**YOUR OBJECTIVE**
Every line in the listing below from the one with "Reproduce this chart" through the one with "import pandas as pd" is to be reproduced exactly, both ends included; leave out the rest.

**RECORDS TO USE**
* start *

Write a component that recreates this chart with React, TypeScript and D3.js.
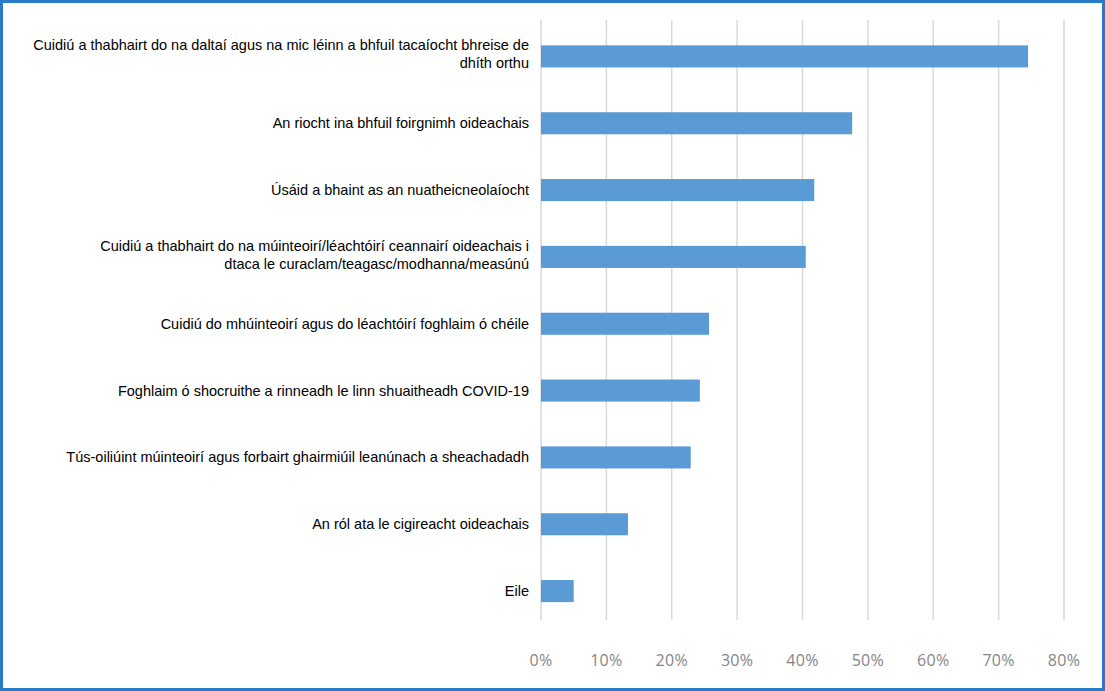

* end *
* start *

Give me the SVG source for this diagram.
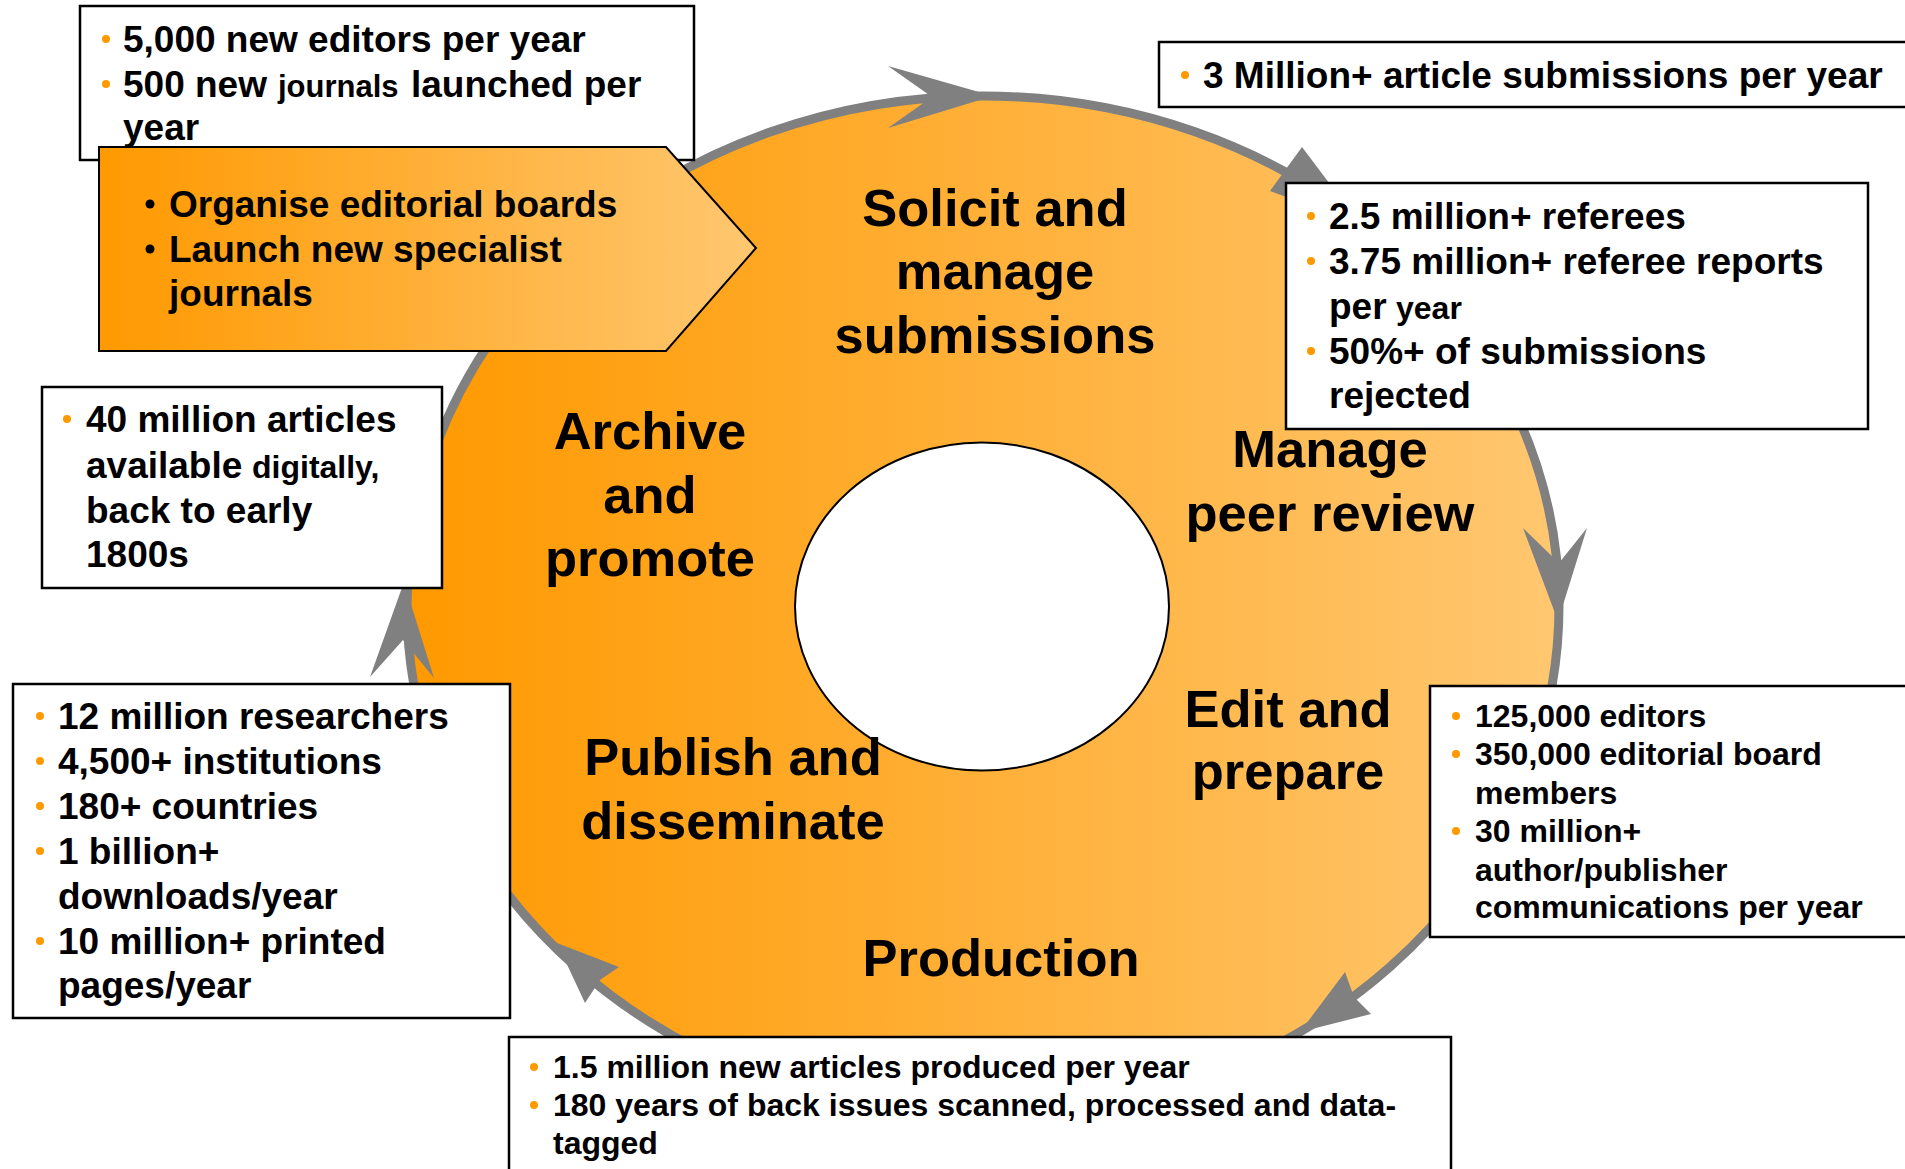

* end *
* start *

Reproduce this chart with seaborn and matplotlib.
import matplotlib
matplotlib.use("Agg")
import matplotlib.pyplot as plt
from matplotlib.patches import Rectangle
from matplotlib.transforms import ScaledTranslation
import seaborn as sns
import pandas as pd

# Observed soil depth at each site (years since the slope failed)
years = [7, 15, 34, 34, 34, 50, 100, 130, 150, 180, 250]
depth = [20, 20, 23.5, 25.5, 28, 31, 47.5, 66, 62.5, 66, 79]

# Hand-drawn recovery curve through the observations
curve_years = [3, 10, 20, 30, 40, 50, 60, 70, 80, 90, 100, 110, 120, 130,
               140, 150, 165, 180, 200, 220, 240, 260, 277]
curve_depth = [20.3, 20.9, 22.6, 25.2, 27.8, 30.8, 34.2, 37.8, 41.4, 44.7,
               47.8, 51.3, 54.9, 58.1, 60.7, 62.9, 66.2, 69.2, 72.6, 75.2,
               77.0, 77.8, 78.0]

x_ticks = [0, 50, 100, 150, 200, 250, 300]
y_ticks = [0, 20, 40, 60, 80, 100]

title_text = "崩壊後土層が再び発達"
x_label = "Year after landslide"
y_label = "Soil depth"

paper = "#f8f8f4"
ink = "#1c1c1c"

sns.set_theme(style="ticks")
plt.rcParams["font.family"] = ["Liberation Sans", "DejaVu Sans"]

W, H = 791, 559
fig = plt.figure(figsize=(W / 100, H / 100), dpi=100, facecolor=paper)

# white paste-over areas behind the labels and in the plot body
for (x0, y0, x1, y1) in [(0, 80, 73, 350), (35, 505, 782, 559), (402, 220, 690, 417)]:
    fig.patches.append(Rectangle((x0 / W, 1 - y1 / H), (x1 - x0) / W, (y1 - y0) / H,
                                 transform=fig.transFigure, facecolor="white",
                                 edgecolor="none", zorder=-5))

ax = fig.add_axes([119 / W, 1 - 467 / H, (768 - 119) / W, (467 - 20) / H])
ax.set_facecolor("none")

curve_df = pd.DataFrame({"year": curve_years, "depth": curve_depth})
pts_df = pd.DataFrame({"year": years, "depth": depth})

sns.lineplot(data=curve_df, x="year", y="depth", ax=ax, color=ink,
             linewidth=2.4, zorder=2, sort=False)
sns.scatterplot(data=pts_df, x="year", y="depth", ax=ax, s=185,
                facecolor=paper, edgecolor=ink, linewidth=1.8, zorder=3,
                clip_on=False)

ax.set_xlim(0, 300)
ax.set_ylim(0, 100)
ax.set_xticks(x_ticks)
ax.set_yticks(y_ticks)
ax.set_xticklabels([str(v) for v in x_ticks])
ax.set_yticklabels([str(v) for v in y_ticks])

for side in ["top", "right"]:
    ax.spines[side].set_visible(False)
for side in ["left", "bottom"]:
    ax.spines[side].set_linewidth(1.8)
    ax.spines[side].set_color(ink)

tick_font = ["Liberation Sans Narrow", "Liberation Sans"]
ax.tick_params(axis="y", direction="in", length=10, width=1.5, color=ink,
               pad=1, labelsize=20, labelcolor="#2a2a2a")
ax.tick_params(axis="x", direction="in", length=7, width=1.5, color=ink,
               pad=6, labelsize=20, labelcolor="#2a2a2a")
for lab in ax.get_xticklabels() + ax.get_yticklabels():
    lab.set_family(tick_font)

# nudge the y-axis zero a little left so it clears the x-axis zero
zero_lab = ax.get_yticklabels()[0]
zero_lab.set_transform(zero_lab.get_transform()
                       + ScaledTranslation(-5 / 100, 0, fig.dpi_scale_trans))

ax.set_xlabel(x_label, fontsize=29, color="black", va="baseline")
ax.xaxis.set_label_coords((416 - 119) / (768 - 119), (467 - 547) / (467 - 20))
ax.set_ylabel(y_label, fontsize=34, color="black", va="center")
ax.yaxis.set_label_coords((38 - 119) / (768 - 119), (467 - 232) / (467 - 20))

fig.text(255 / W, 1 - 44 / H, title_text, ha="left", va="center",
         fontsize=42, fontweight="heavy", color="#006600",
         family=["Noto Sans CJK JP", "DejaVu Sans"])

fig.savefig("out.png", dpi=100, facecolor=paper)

* end *

**RESULT BELOW**
Reproduce this chart with seaborn and matplotlib.
import matplotlib
matplotlib.use("Agg")
import matplotlib.pyplot as plt
from matplotlib.patches import Rectangle
from matplotlib.transforms import ScaledTranslation
import seaborn as sns
import pandas as pd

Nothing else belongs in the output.